### Task
Every line of the listing must be reproduced as it stands. Leave the images behind.
◆ ◆ ◆ ◆ ◆ ◆ ◆
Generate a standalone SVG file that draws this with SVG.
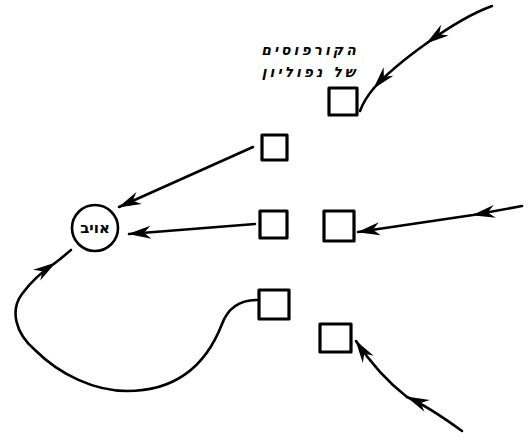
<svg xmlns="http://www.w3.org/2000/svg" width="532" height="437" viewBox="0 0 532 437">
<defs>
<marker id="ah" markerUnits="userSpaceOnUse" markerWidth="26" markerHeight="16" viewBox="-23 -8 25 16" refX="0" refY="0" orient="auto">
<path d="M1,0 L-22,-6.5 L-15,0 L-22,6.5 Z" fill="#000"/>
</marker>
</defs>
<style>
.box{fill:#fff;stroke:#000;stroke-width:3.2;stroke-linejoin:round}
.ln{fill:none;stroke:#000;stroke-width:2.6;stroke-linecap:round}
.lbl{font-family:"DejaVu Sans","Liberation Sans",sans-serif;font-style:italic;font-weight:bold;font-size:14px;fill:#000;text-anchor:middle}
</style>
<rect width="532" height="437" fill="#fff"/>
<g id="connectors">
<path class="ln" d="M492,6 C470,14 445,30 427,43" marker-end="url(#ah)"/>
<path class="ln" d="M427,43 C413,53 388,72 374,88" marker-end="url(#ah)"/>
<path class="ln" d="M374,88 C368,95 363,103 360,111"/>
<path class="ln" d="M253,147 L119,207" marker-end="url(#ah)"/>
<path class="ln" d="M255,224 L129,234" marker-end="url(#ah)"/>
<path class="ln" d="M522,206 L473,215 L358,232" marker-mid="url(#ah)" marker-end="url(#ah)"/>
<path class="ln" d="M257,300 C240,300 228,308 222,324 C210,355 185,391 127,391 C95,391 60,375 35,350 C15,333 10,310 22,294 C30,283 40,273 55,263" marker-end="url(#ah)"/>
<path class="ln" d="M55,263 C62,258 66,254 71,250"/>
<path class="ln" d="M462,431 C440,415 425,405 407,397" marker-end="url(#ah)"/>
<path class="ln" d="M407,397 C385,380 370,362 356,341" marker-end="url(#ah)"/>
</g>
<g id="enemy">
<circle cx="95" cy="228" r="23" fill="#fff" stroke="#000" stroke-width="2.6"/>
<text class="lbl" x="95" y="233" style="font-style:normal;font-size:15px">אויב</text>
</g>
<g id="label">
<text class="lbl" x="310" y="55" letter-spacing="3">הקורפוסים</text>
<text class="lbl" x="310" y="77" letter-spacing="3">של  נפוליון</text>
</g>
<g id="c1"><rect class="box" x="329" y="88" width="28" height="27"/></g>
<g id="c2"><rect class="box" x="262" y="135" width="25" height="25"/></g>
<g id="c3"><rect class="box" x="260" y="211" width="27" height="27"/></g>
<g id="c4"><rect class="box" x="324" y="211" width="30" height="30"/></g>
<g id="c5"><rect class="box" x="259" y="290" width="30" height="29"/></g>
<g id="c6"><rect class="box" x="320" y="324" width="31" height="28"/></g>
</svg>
◆ ◆ ◆ ◆ ◆ ◆ ◆
### Finished exercise
Generate a standalone SVG file that draws this with SVG.
<svg xmlns="http://www.w3.org/2000/svg" width="532" height="437" viewBox="0 0 532 437">
<defs>
<marker id="ah" markerUnits="userSpaceOnUse" markerWidth="26" markerHeight="16" viewBox="-23 -8 25 16" refX="0" refY="0" orient="auto">
<path d="M1,0 L-22,-6.5 L-15,0 L-22,6.5 Z" fill="#000"/>
</marker>
</defs>
<style>
.box{fill:#fff;stroke:#000;stroke-width:3.2;stroke-linejoin:round}
.ln{fill:none;stroke:#000;stroke-width:2.6;stroke-linecap:round}
.lbl{font-family:"DejaVu Sans","Liberation Sans",sans-serif;font-style:italic;font-weight:bold;font-size:14px;fill:#000;text-anchor:middle}
</style>
<rect width="532" height="437" fill="#fff"/>
<g id="connectors">
<path class="ln" d="M492,6 C470,14 445,30 427,43" marker-end="url(#ah)"/>
<path class="ln" d="M427,43 C413,53 388,72 374,88" marker-end="url(#ah)"/>
<path class="ln" d="M374,88 C368,95 363,103 360,111"/>
<path class="ln" d="M253,147 L119,207" marker-end="url(#ah)"/>
<path class="ln" d="M255,224 L129,234" marker-end="url(#ah)"/>
<path class="ln" d="M522,206 L473,215 L358,232" marker-mid="url(#ah)" marker-end="url(#ah)"/>
<path class="ln" d="M257,300 C240,300 228,308 222,324 C210,355 185,391 127,391 C95,391 60,375 35,350 C15,333 10,310 22,294 C30,283 40,273 55,263" marker-end="url(#ah)"/>
<path class="ln" d="M55,263 C62,258 66,254 71,250"/>
<path class="ln" d="M462,431 C440,415 425,405 407,397" marker-end="url(#ah)"/>
<path class="ln" d="M407,397 C385,380 370,362 356,341" marker-end="url(#ah)"/>
</g>
<g id="enemy">
<circle cx="95" cy="228" r="23" fill="#fff" stroke="#000" stroke-width="2.6"/>
<text class="lbl" x="95" y="233" style="font-style:normal;font-size:15px">אויב</text>
</g>
<g id="label">
<text class="lbl" x="310" y="55" letter-spacing="3">הקורפוסים</text>
<text class="lbl" x="310" y="77" letter-spacing="3">של  נפוליון</text>
</g>
<g id="c1"><rect class="box" x="329" y="88" width="28" height="27"/></g>
<g id="c2"><rect class="box" x="262" y="135" width="25" height="25"/></g>
<g id="c3"><rect class="box" x="260" y="211" width="27" height="27"/></g>
<g id="c4"><rect class="box" x="324" y="211" width="30" height="30"/></g>
<g id="c5"><rect class="box" x="259" y="290" width="30" height="29"/></g>
<g id="c6"><rect class="box" x="320" y="324" width="31" height="28"/></g>
</svg>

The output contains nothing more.